** begin DATASET CONTENT **
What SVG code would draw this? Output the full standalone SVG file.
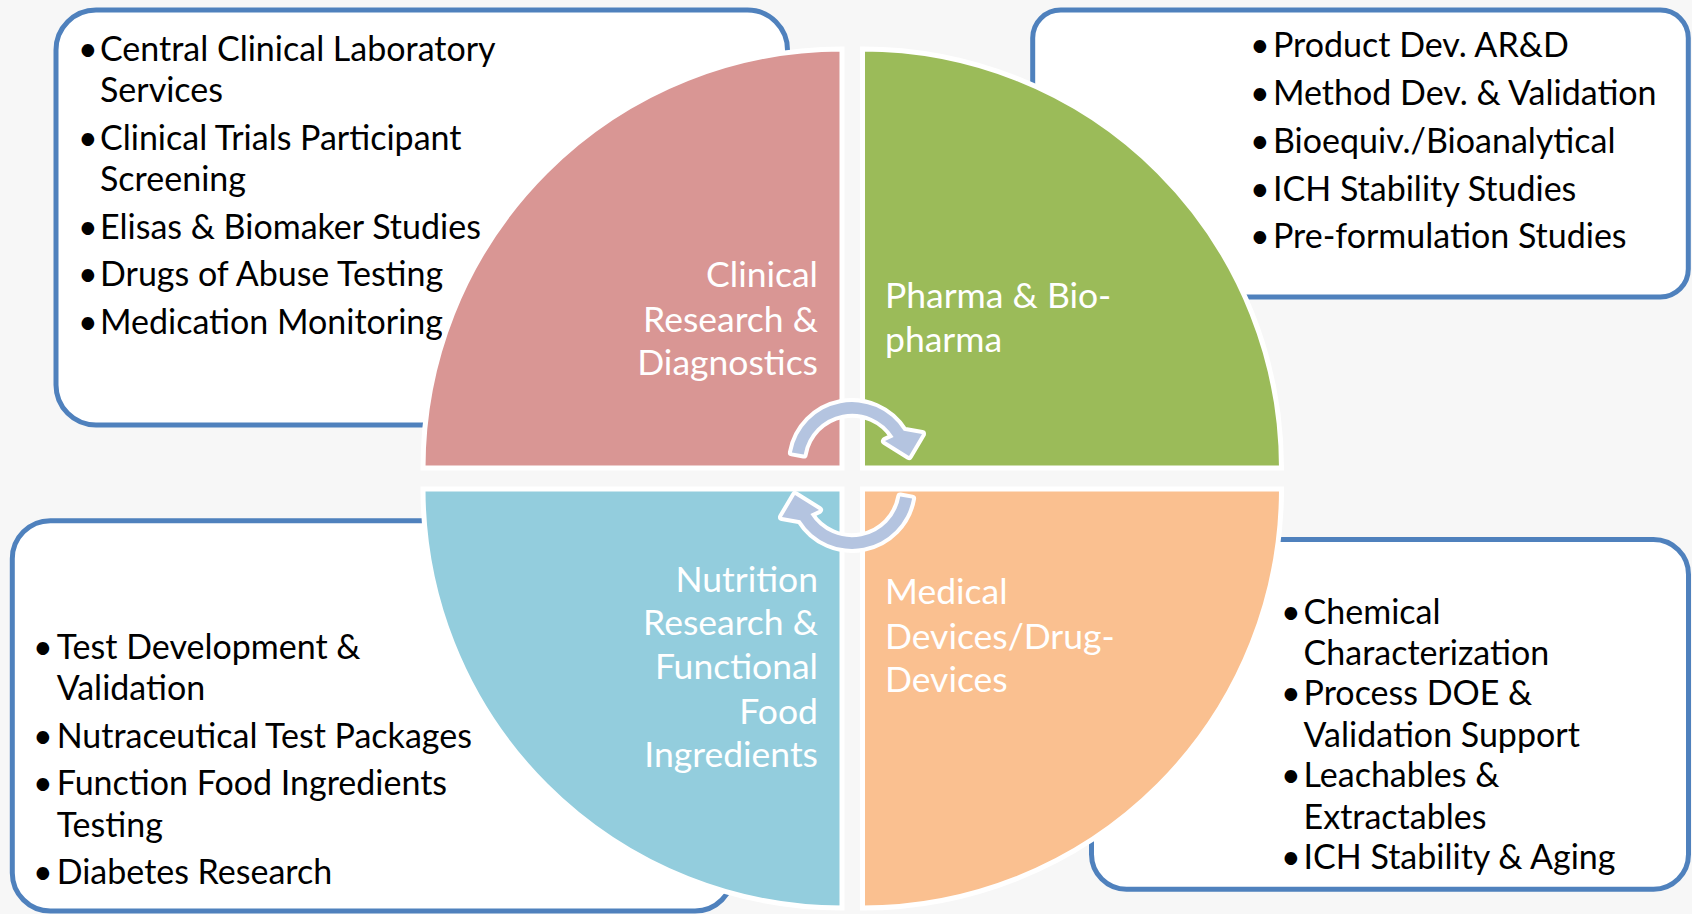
<svg xmlns="http://www.w3.org/2000/svg" width="1692" height="914" viewBox="0 0 1692 914">
<style>
.box{fill:#ffffff;stroke:#4f81bd;stroke-width:5}
.quad{stroke:#ffffff;stroke-width:5}
.item{font-family:Lato,"Liberation Sans",sans-serif;font-size:34px;fill:#000000}
.lbl{font-family:Lato,"Liberation Sans",sans-serif;font-size:35.5px;fill:#ffffff}
.arrow{fill:#b4c4e0;stroke:#ffffff;stroke-width:8;stroke-linejoin:round;paint-order:stroke}
</style>
<rect x="0" y="0" width="1692" height="914" fill="#f7f7f7"/>
<g id="box-clinical">
<rect class="box" x="56" y="10" width="731.5" height="415" rx="40"/>
<text class="item"><tspan x="78" y="61">•</tspan><tspan x="100" y="61">Central Clinical Laboratory</tspan></text>
<text class="item" x="100" y="101.5">Services</text>
<text class="item"><tspan x="78" y="150">•</tspan><tspan x="100" y="150">Clinical Trials Participant</tspan></text>
<text class="item" x="100" y="190.5">Screening</text>
<text class="item"><tspan x="78" y="238.5">•</tspan><tspan x="100" y="238.5">Elisas &amp; Biomaker Studies</tspan></text>
<text class="item"><tspan x="78" y="286">•</tspan><tspan x="100" y="286">Drugs of Abuse Testing</tspan></text>
<text class="item"><tspan x="78" y="333.5">•</tspan><tspan x="100" y="333.5">Medication Monitoring</tspan></text>
</g>
<g id="box-pharma">
<rect class="box" x="1032.7" y="10" width="655.6" height="287" rx="28"/>
<text class="item"><tspan x="1250" y="57.3">•</tspan><tspan x="1273" y="57.3">Product Dev. AR&amp;D</tspan></text>
<text class="item"><tspan x="1250" y="105">•</tspan><tspan x="1273" y="105">Method Dev. &amp; Validation</tspan></text>
<text class="item"><tspan x="1250" y="153.3">•</tspan><tspan x="1273" y="153.3">Bioequiv./Bioanalytical</tspan></text>
<text class="item"><tspan x="1250" y="200.7">•</tspan><tspan x="1273" y="200.7">ICH Stability Studies</tspan></text>
<text class="item"><tspan x="1250" y="248.3">•</tspan><tspan x="1273" y="248.3">Pre-formulation Studies</tspan></text>
</g>
<g id="box-nutrition">
<rect class="box" x="12.3" y="520.7" width="720.7" height="390.3" rx="38"/>
<text class="item"><tspan x="33" y="658.7">•</tspan><tspan x="56.7" y="658.7">Test Development &amp;</tspan></text>
<text class="item" x="56.7" y="700.3">Validation</text>
<text class="item"><tspan x="33" y="747.7">•</tspan><tspan x="56.7" y="747.7">Nutraceutical Test Packages</tspan></text>
<text class="item"><tspan x="33" y="795.3">•</tspan><tspan x="56.7" y="795.3">Function Food Ingredients</tspan></text>
<text class="item" x="56.7" y="837">Testing</text>
<text class="item"><tspan x="33" y="883.7">•</tspan><tspan x="56.7" y="883.7">Diabetes Research</tspan></text>
</g>
<g id="box-medical">
<rect class="box" x="1091.5" y="539.5" width="597" height="349.8" rx="35"/>
<text class="item"><tspan x="1281" y="623.7">•</tspan><tspan x="1303.6" y="623.7">Chemical</tspan></text>
<text class="item" x="1303.6" y="665.3">Characterization</text>
<text class="item"><tspan x="1281" y="705.3">•</tspan><tspan x="1303.6" y="705.3">Process DOE &amp;</tspan></text>
<text class="item" x="1303.6" y="747">Validation Support</text>
<text class="item"><tspan x="1281" y="787">•</tspan><tspan x="1303.6" y="787">Leachables &amp;</tspan></text>
<text class="item" x="1303.6" y="828.7">Extractables</text>
<text class="item"><tspan x="1281" y="868.7">•</tspan><tspan x="1303.6" y="868.7">ICH Stability &amp; Aging</tspan></text>
</g>
<g id="quad-clinical">
<path class="quad" fill="#d99694" d="M842 468 L423 468 A419 419 0 0 1 842 49 Z"/>
<text class="lbl" text-anchor="end"><tspan x="818" y="286.7">Clinical</tspan><tspan x="818" y="331.7">Research &amp;</tspan><tspan x="818" y="375">Diagnostics</tspan></text>
</g>
<g id="quad-pharma">
<path class="quad" fill="#9bbb59" d="M862.5 468 L862.5 49 A419 419 0 0 1 1281.5 468 Z"/>
<text class="lbl"><tspan x="885" y="308.3">Pharma &amp; Bio-</tspan><tspan x="885" y="352.3">pharma</tspan></text>
</g>
<g id="quad-nutrition">
<path class="quad" fill="#93cddd" d="M842 489 L842 908 A419 419 0 0 1 423 489 Z"/>
<text class="lbl" text-anchor="end"><tspan x="818" y="592">Nutrition</tspan><tspan x="818" y="635.3">Research &amp;</tspan><tspan x="818" y="678.7">Functional</tspan><tspan x="818" y="723.7">Food</tspan><tspan x="818" y="767">Ingredients</tspan></text>
</g>
<g id="quad-medical">
<path class="quad" fill="#fac090" d="M862.5 489 L1281.5 489 A419 419 0 0 1 862.5 908 Z"/>
<text class="lbl"><tspan x="885" y="603.7">Medical</tspan><tspan x="885" y="648.7">Devices/Drug-</tspan><tspan x="885" y="692">Devices</tspan></text>
</g>
<g id="connectors">
<path id="arrow-top" class="arrow" d="M791.9 452.4 A61 61 0 0 1 903.7 430.7 L922 434 L909 456 L885 441 L893.6 437 A49 49 0 0 0 803.7 454.5 Z"/>
<path id="arrow-bottom" class="arrow" transform="rotate(180 852 475.5)" d="M791.9 452.4 A61 61 0 0 1 903.7 430.7 L922 434 L909 456 L885 441 L893.6 437 A49 49 0 0 0 803.7 454.5 Z"/>
</g>
</svg>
** end DATASET CONTENT **
**PROBLEM TO SOLVE:** The data above should be repeated exactly, minus any pictures.

**FULL RESPONSE:**
What SVG code would draw this? Output the full standalone SVG file.
<svg xmlns="http://www.w3.org/2000/svg" width="1692" height="914" viewBox="0 0 1692 914">
<style>
.box{fill:#ffffff;stroke:#4f81bd;stroke-width:5}
.quad{stroke:#ffffff;stroke-width:5}
.item{font-family:Lato,"Liberation Sans",sans-serif;font-size:34px;fill:#000000}
.lbl{font-family:Lato,"Liberation Sans",sans-serif;font-size:35.5px;fill:#ffffff}
.arrow{fill:#b4c4e0;stroke:#ffffff;stroke-width:8;stroke-linejoin:round;paint-order:stroke}
</style>
<rect x="0" y="0" width="1692" height="914" fill="#f7f7f7"/>
<g id="box-clinical">
<rect class="box" x="56" y="10" width="731.5" height="415" rx="40"/>
<text class="item"><tspan x="78" y="61">•</tspan><tspan x="100" y="61">Central Clinical Laboratory</tspan></text>
<text class="item" x="100" y="101.5">Services</text>
<text class="item"><tspan x="78" y="150">•</tspan><tspan x="100" y="150">Clinical Trials Participant</tspan></text>
<text class="item" x="100" y="190.5">Screening</text>
<text class="item"><tspan x="78" y="238.5">•</tspan><tspan x="100" y="238.5">Elisas &amp; Biomaker Studies</tspan></text>
<text class="item"><tspan x="78" y="286">•</tspan><tspan x="100" y="286">Drugs of Abuse Testing</tspan></text>
<text class="item"><tspan x="78" y="333.5">•</tspan><tspan x="100" y="333.5">Medication Monitoring</tspan></text>
</g>
<g id="box-pharma">
<rect class="box" x="1032.7" y="10" width="655.6" height="287" rx="28"/>
<text class="item"><tspan x="1250" y="57.3">•</tspan><tspan x="1273" y="57.3">Product Dev. AR&amp;D</tspan></text>
<text class="item"><tspan x="1250" y="105">•</tspan><tspan x="1273" y="105">Method Dev. &amp; Validation</tspan></text>
<text class="item"><tspan x="1250" y="153.3">•</tspan><tspan x="1273" y="153.3">Bioequiv./Bioanalytical</tspan></text>
<text class="item"><tspan x="1250" y="200.7">•</tspan><tspan x="1273" y="200.7">ICH Stability Studies</tspan></text>
<text class="item"><tspan x="1250" y="248.3">•</tspan><tspan x="1273" y="248.3">Pre-formulation Studies</tspan></text>
</g>
<g id="box-nutrition">
<rect class="box" x="12.3" y="520.7" width="720.7" height="390.3" rx="38"/>
<text class="item"><tspan x="33" y="658.7">•</tspan><tspan x="56.7" y="658.7">Test Development &amp;</tspan></text>
<text class="item" x="56.7" y="700.3">Validation</text>
<text class="item"><tspan x="33" y="747.7">•</tspan><tspan x="56.7" y="747.7">Nutraceutical Test Packages</tspan></text>
<text class="item"><tspan x="33" y="795.3">•</tspan><tspan x="56.7" y="795.3">Function Food Ingredients</tspan></text>
<text class="item" x="56.7" y="837">Testing</text>
<text class="item"><tspan x="33" y="883.7">•</tspan><tspan x="56.7" y="883.7">Diabetes Research</tspan></text>
</g>
<g id="box-medical">
<rect class="box" x="1091.5" y="539.5" width="597" height="349.8" rx="35"/>
<text class="item"><tspan x="1281" y="623.7">•</tspan><tspan x="1303.6" y="623.7">Chemical</tspan></text>
<text class="item" x="1303.6" y="665.3">Characterization</text>
<text class="item"><tspan x="1281" y="705.3">•</tspan><tspan x="1303.6" y="705.3">Process DOE &amp;</tspan></text>
<text class="item" x="1303.6" y="747">Validation Support</text>
<text class="item"><tspan x="1281" y="787">•</tspan><tspan x="1303.6" y="787">Leachables &amp;</tspan></text>
<text class="item" x="1303.6" y="828.7">Extractables</text>
<text class="item"><tspan x="1281" y="868.7">•</tspan><tspan x="1303.6" y="868.7">ICH Stability &amp; Aging</tspan></text>
</g>
<g id="quad-clinical">
<path class="quad" fill="#d99694" d="M842 468 L423 468 A419 419 0 0 1 842 49 Z"/>
<text class="lbl" text-anchor="end"><tspan x="818" y="286.7">Clinical</tspan><tspan x="818" y="331.7">Research &amp;</tspan><tspan x="818" y="375">Diagnostics</tspan></text>
</g>
<g id="quad-pharma">
<path class="quad" fill="#9bbb59" d="M862.5 468 L862.5 49 A419 419 0 0 1 1281.5 468 Z"/>
<text class="lbl"><tspan x="885" y="308.3">Pharma &amp; Bio-</tspan><tspan x="885" y="352.3">pharma</tspan></text>
</g>
<g id="quad-nutrition">
<path class="quad" fill="#93cddd" d="M842 489 L842 908 A419 419 0 0 1 423 489 Z"/>
<text class="lbl" text-anchor="end"><tspan x="818" y="592">Nutrition</tspan><tspan x="818" y="635.3">Research &amp;</tspan><tspan x="818" y="678.7">Functional</tspan><tspan x="818" y="723.7">Food</tspan><tspan x="818" y="767">Ingredients</tspan></text>
</g>
<g id="quad-medical">
<path class="quad" fill="#fac090" d="M862.5 489 L1281.5 489 A419 419 0 0 1 862.5 908 Z"/>
<text class="lbl"><tspan x="885" y="603.7">Medical</tspan><tspan x="885" y="648.7">Devices/Drug-</tspan><tspan x="885" y="692">Devices</tspan></text>
</g>
<g id="connectors">
<path id="arrow-top" class="arrow" d="M791.9 452.4 A61 61 0 0 1 903.7 430.7 L922 434 L909 456 L885 441 L893.6 437 A49 49 0 0 0 803.7 454.5 Z"/>
<path id="arrow-bottom" class="arrow" transform="rotate(180 852 475.5)" d="M791.9 452.4 A61 61 0 0 1 903.7 430.7 L922 434 L909 456 L885 441 L893.6 437 A49 49 0 0 0 803.7 454.5 Z"/>
</g>
</svg>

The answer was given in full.